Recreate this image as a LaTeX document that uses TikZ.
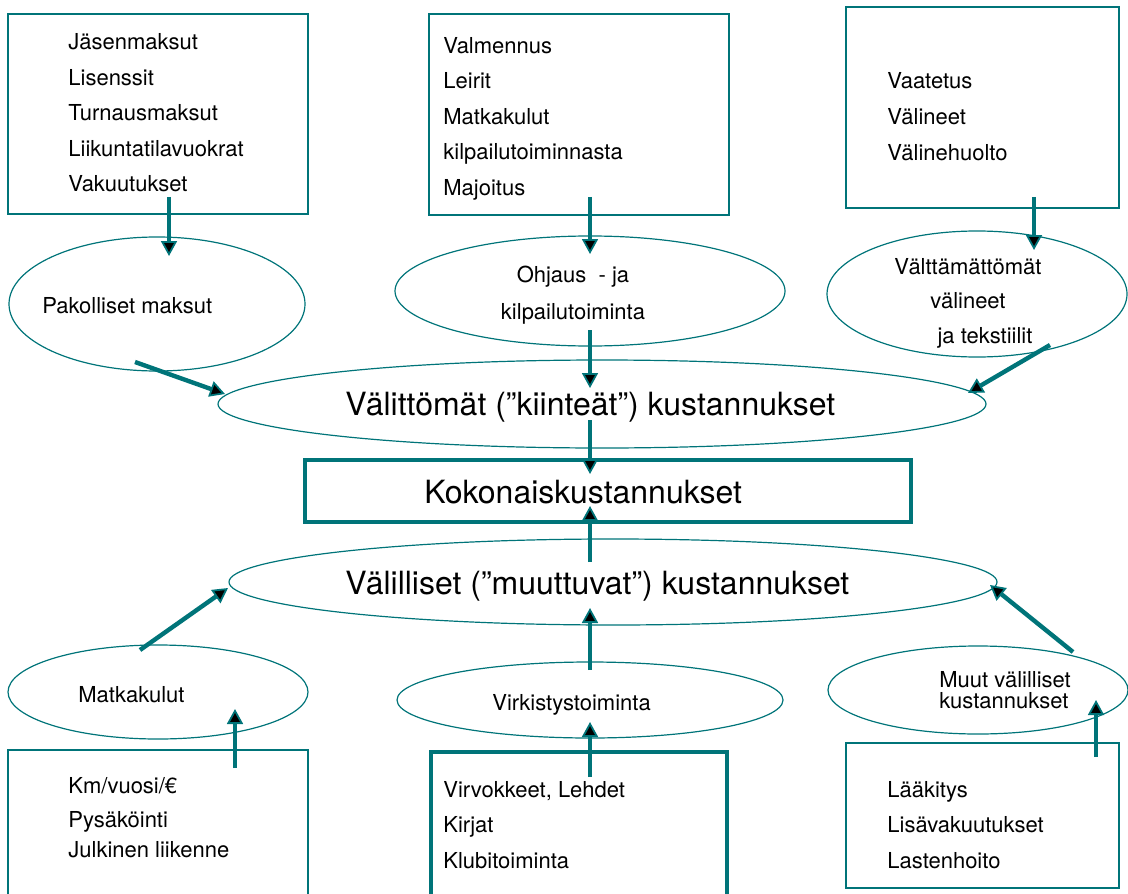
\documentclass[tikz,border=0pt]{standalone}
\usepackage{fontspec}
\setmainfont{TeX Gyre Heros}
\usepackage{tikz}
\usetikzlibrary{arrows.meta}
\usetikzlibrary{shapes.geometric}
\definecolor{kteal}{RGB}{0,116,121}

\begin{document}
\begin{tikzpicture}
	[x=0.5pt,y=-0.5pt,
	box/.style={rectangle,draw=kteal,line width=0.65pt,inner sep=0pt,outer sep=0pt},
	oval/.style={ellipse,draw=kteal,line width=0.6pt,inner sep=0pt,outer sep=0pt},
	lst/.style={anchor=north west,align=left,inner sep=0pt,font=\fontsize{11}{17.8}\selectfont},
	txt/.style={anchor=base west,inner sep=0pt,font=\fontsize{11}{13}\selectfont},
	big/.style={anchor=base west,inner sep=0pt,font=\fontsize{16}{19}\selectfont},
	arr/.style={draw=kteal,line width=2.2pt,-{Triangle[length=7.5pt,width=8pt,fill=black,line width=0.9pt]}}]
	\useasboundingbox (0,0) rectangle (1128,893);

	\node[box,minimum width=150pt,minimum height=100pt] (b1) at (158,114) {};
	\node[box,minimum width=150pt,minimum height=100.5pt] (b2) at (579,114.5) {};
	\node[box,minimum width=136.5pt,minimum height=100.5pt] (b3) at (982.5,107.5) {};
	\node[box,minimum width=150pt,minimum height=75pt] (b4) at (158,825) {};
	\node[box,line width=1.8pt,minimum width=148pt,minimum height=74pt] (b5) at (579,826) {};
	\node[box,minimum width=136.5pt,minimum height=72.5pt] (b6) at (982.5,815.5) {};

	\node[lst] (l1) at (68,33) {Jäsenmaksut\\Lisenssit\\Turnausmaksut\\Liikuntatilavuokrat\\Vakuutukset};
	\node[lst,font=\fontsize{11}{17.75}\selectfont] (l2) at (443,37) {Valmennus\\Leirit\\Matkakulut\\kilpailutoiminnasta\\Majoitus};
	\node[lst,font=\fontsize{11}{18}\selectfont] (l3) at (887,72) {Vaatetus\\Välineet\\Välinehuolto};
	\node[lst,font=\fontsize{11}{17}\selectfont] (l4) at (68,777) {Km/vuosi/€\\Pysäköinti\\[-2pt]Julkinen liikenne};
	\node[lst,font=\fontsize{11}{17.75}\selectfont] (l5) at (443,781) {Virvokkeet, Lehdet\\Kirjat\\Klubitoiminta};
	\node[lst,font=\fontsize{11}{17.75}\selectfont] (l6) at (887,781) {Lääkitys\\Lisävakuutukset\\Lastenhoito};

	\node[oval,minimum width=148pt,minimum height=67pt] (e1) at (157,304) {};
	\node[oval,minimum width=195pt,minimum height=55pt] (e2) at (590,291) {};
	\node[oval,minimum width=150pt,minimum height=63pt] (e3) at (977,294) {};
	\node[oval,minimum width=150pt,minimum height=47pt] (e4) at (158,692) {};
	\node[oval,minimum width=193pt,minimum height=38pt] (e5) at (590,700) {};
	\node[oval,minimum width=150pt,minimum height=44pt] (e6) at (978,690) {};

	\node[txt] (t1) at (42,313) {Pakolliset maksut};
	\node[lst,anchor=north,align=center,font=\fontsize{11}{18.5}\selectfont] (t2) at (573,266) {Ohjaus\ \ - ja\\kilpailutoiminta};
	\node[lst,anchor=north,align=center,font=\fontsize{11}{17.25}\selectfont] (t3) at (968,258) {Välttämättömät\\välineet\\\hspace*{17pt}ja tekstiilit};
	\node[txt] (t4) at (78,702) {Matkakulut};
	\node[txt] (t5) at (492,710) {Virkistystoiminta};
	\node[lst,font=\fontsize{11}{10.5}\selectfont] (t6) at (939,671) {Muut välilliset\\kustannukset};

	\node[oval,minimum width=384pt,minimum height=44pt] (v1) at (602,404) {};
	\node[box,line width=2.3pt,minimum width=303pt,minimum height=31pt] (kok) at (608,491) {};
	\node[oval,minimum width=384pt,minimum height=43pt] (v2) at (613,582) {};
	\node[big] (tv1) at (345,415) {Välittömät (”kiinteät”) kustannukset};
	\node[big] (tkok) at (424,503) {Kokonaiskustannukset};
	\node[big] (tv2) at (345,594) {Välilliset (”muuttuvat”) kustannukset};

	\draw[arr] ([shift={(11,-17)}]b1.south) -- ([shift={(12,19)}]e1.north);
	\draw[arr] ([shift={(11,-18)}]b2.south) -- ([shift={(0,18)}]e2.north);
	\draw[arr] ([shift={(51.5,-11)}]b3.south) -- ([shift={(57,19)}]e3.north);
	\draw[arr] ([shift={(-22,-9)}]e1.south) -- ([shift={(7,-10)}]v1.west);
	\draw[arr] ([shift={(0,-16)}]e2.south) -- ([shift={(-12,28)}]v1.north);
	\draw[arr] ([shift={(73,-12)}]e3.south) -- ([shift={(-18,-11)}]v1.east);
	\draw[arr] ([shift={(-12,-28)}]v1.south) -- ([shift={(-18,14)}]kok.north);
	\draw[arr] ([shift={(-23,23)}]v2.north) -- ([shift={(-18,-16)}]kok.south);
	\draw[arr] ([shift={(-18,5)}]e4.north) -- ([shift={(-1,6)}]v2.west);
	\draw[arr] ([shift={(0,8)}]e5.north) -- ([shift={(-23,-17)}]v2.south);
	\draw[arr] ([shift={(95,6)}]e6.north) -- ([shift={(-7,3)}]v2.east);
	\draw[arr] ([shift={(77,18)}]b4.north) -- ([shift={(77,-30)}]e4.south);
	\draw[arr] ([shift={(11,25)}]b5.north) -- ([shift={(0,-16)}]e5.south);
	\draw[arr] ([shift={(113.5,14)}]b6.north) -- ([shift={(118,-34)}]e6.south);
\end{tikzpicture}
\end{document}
• • •
EXERCISE – Up to and including the line containing "width=136.5pt,minimum height=72.5pt] (b6)", repeat every line from the start of the data, but none of the pictures.

THE REPLY –
Recreate this image as a LaTeX document that uses TikZ.
\documentclass[tikz,border=0pt]{standalone}
\usepackage{fontspec}
\setmainfont{TeX Gyre Heros}
\usepackage{tikz}
\usetikzlibrary{arrows.meta}
\usetikzlibrary{shapes.geometric}
\definecolor{kteal}{RGB}{0,116,121}

\begin{document}
\begin{tikzpicture}
	[x=0.5pt,y=-0.5pt,
	box/.style={rectangle,draw=kteal,line width=0.65pt,inner sep=0pt,outer sep=0pt},
	oval/.style={ellipse,draw=kteal,line width=0.6pt,inner sep=0pt,outer sep=0pt},
	lst/.style={anchor=north west,align=left,inner sep=0pt,font=\fontsize{11}{17.8}\selectfont},
	txt/.style={anchor=base west,inner sep=0pt,font=\fontsize{11}{13}\selectfont},
	big/.style={anchor=base west,inner sep=0pt,font=\fontsize{16}{19}\selectfont},
	arr/.style={draw=kteal,line width=2.2pt,-{Triangle[length=7.5pt,width=8pt,fill=black,line width=0.9pt]}}]
	\useasboundingbox (0,0) rectangle (1128,893);

	\node[box,minimum width=150pt,minimum height=100pt] (b1) at (158,114) {};
	\node[box,minimum width=150pt,minimum height=100.5pt] (b2) at (579,114.5) {};
	\node[box,minimum width=136.5pt,minimum height=100.5pt] (b3) at (982.5,107.5) {};
	\node[box,minimum width=150pt,minimum height=75pt] (b4) at (158,825) {};
	\node[box,line width=1.8pt,minimum width=148pt,minimum height=74pt] (b5) at (579,826) {};
	\node[box,minimum width=136.5pt,minimum height=72.5pt] (b6) at (982.5,815.5) {};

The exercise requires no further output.